Las Vegas Review-Journal

Gunman sought healing at center

Brother says shooter wasn’t the same after returning from war

- By Michael Balsamo The Associated Press

When Albert Wong returned from an Army deployment in Afghanista­n in 2013, he knew it had affected him. He had trouble adjusting to regular life, couldn’t sleep at night and was hypervigil­ant about his surroundin­gs.

But when he found a treatment program for veterans of the Iraq and Afghanista­n wars who suffer from post-traumatic stress or traumatic brain injuries, he saw it as a way to get help and readjust to civilian life, said Cissy Sherr, who was his legal guardian and raised him for several years as a child. Until he was recently expelled.

On Friday, police said Wong slipped into a going-away party at the program, The Pathway Home, and took three employees hostage. After an hourslong standoff, Wong and the three female workers, one of whom was pregnant, were all found dead.

As a child, Wong had always dreamed of joining the Army, said Sherr, who began caring for him when he was 6 after his father died and his mother developed medical issues.

Sherr and her husband raised Wong for several years.

“He was a pretty happy-go-lucky kid,” Sherr said.

When Wong became a teenager and Sherr and her husband worked full-time, they put him in foster care.

An older adopted brother, Tyrone Lampkin, recalled playing with Wong when they were kids.
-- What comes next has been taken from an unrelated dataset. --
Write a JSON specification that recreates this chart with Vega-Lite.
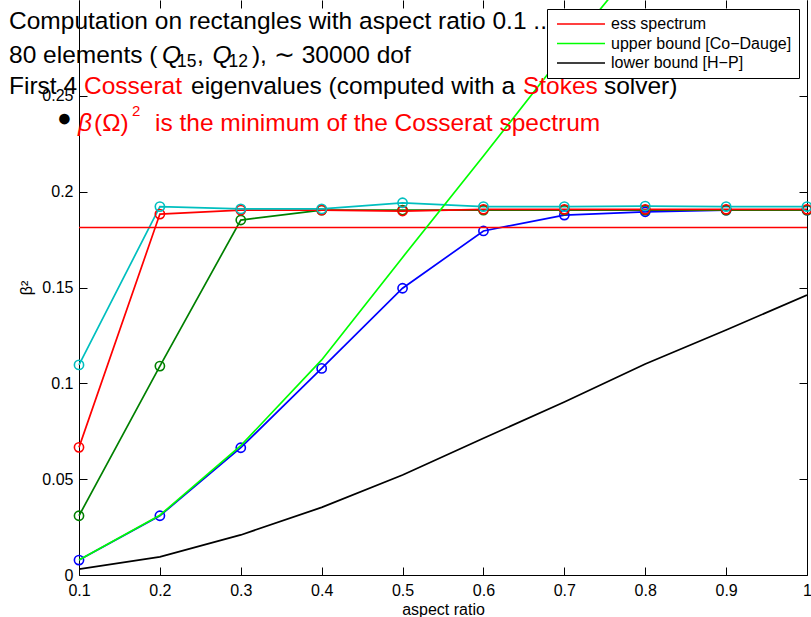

They also got into fights. Wong’s outbursts at times forced him to live elsewhere for stints, including the time as a teen he pushed another brother down the stairs, breaking his leg, Lampkin told the Santa Rosa Press-democrat in a story published Sunday.

He was a decorated soldier and was awarded the Expert Marksmansh­ip Badge. But that also meant Wong was tasked with dangerous assignment­s, where he saw “really horrible things” that affected his mental well-being, Sherr said.

Sherr said after Wong was honorably discharged from the Army in 2013, he planned to enroll in school and earn a degree in computer programmin­g and business.

But post-traumatic stress affected his ability to adjust to everyday life, Sherr said.

Lampkin said Wong was never the same after getting out of the military.

Wong told Sherr he had found a program at the veterans home in Yountville, California, and had met people who helped him enroll in a treatment program.

He told Sherr: “I think I’m going to get a lot of help from this program,” she said.

Lampkin said Wong confided to another brother that he was angry at the veterans’ program staff after he’d been dismissed.

“Albert was a good person, he really was a good person,” Lampkin said. “I heard he stopped taking his meds and started drinking a lot … He never told me, he never told me.”